Kenney calls Biden's Keystone XL cancellation 'gut punch' to Albertans
CALGARY -- Alberta Premier Jason Kenney described the cancellation of Keystone XL's permit as a 'gut punch' and 'insult' to Albertans Wednesday.
Biden's Day 1 actions as the new American president included moving to revoke a presidential permit for the US$8 -billion pipeline in his first few hours on the job.
"We are deeply disturbed that one of President Biden's first actions in office has been to rescind the presidential permit for the Keystone XL pipeline border crossing," Kenney said. "This is a gut punch for the Canadian and Alberta economies. Sadly, it is an insult directed at the United States’ most important ally and trading partner on day one of a new administration."
"Today, as I speak over 2,000 women and men have lost their jobs (and) are heading home from good paying union jobs as a result of this decision," he add..ed.
"Let's be clear about what happened today," Kenney continued. "The leader of our closest ally retroactively vetoed approval for a pipeline that already exists, and which is co-owned by a Canadian government, directly attacking by far the largest part of the Canada-US relationship… trade relationship, which is our energy industry and exports."
"In my books," he said, "that's not how you treat a friend and an ally."
Political scientist Greg Anderson, at the University of Alberta says no matter what pitch the province or Ottawa makes to Joe Biden, its unlikely he will change course.
“It’s hard to imagine Biden at some point in the near term even the medium term, say ‘oops my bad.’”
Anderson feels that this should be the wake-up call needed for Alberta that it's time to diversify the economy.
“Keystone XL was never going to solve all of Alberta’s problems, it’s really a drop in the bucket of all of Alberta’s problems,” said Anderson.
“This province should not be a one trick pony," he added. "It's got plenty of resources and entrepreneurialism.”
The 2,735-kilometre (1,700-mile ) pipeline would carry roughly 800,000 barrels of oil a day from Alberta to the Texas Gulf Coast, passing through Montana, South Dakota, Nebraska, and Oklahoma.
Kirsten Hillman, Canada's ambassador to Washington, told CTV that Ottawa was "very disappointed." Foreign Minister Marc Garneau, speaking minutes earlier, took a more muted tone, telling CTV that Canada respected and understood the decision.
Alberta NDP leader Rachel Notley said it was a ‘difficult day for Alberta’s energy sector.’
“It’s no doubt that the decision to cancel the Keystone XL pipeline will harm thousands of Alberta workers and their families,” she said.
“For all Albertans; however, this decision is made far worse by the Premier’s reckless gamble of at least $1.5 billion on a project that most people understood was at great risk and over which he had no authority.”
On Monday, Kenney urged Biden to reconsider his reported decision, repeatedly reminding him that Canada is the United States’ top trade partner as well as the safest option to transport energy responsibly.
Calgary’s Chamber of Commerce has accepted defeat in the pipeline battle and wants to see politicians branch out into agriculture and technology sectors.
“It’s time to move on,” said interim CEO Murray Sigler.
"There's lots of other shared priorities we urge both provincially and nationally to get on with.”
Calgary MP Michelle Rempel Garner, in a statement, was critical of the Liberals' handling of the situation.
"Today's cancellation of the Keystone XL pipeline is bad for jobs, bad for the economy, and bad for the environment," Rempel Garner said. "It is a project that any leader of Canada should be proud to support, particularly on behalf of the hundreds of thousands of Canadians whose livelihood depends on the energy sector.

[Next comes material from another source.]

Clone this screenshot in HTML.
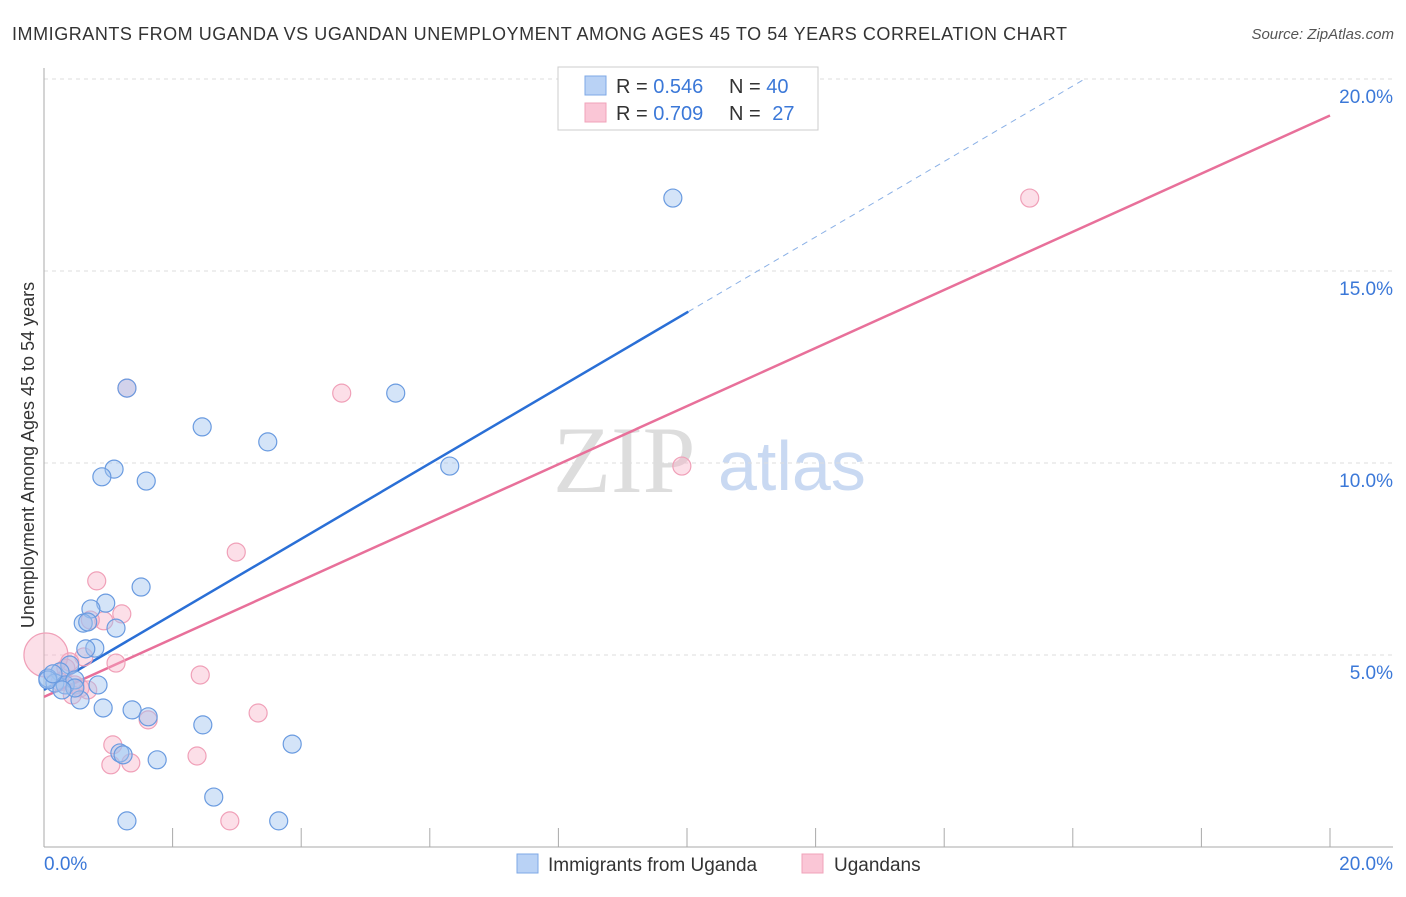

Instead, when reports came that this move was imminent, the media reported that Trudeau 'shrugged off' this news."
Kenney believes the federal government’s response to the veto was soft.
He wants to see economic sanctions on trade implemented immediately.
Justin Trudeau is the first world leader on President Biden’s list and the pair will speak on Friday.
Kenney says no matter what happens in response to Biden's decision, Alberta wants to continue the beneficial relationship with the U.S.
"We remain friends of the United States. We must find a way forward. And I would hope that we could do so."